The Anthropocene is a proposed name for our current geological epoch; a time on Earth characterized by human-caused planetary change. Without much regard for the many other forms of life that inhabit this planet, our species has been shaping landscapes, extracting resources, and generating waste at an exponential rate. Although the magnitude of this collective impact can be measured and mapped on a geological scale, it is much harder to perceive (or even care about) these changes through the tiny lens of our day to day life. Too often the environmental baseline shifts to a future that is more depleted than before.

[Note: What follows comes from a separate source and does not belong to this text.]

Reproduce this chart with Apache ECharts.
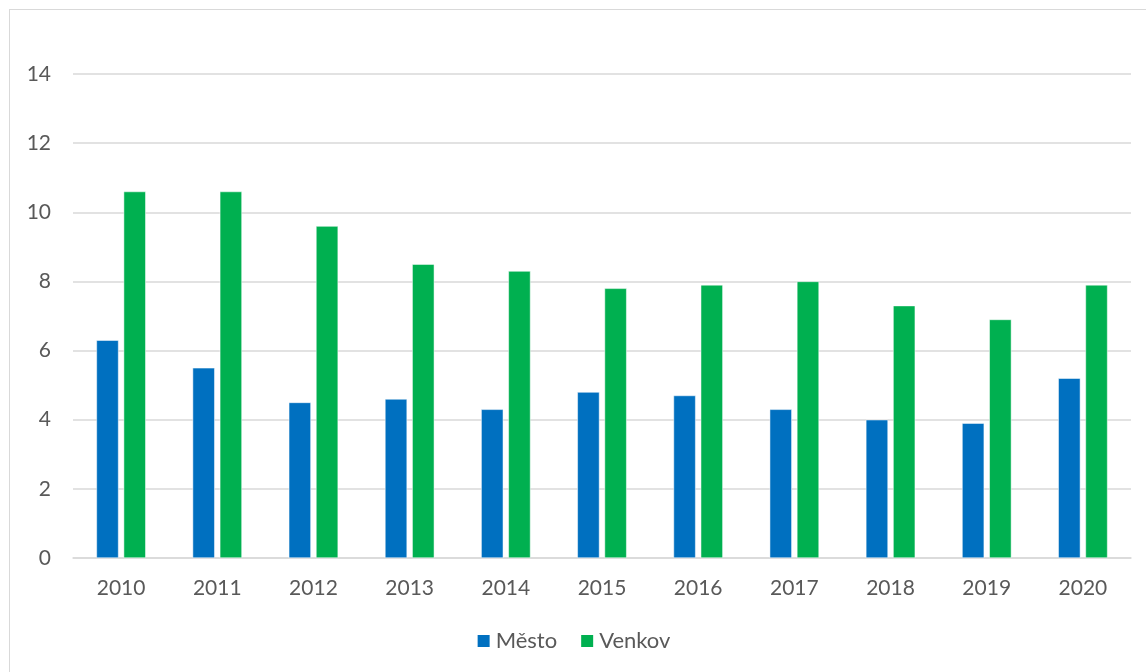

As an artist and educator in the 21st Century, I feel an overwhelming responsibility to make work in response to human-caused environmental changes while critiquing the problematic cultural idea of “the natural world.” As we continue to extensively shape the planet, I believe we can no longer afford to think of nature as something unadulterated and separate from humans. My research rejects the all-but-mythical romantic view of nature as a human-less wilderness brimming with native flora and fauna in favor of a more empathetic and inclusive view that recognizes the complex and layered beauty of novel, untraditional, and damaged ecosystems. My artwork embarrasses the vitality of weeds, the kinship of pests, and the ingenuity invasive species. Both my studio and social practice aims to cultivate a greater sense of ecological literacy and environmental imagination while asking the viewer to reconsider their place in the world. Through multimedia artwork, community engagement, and cross-displinary collaboration, my practice is a sincere attempt to find hope for a multi-species future on a finite planet.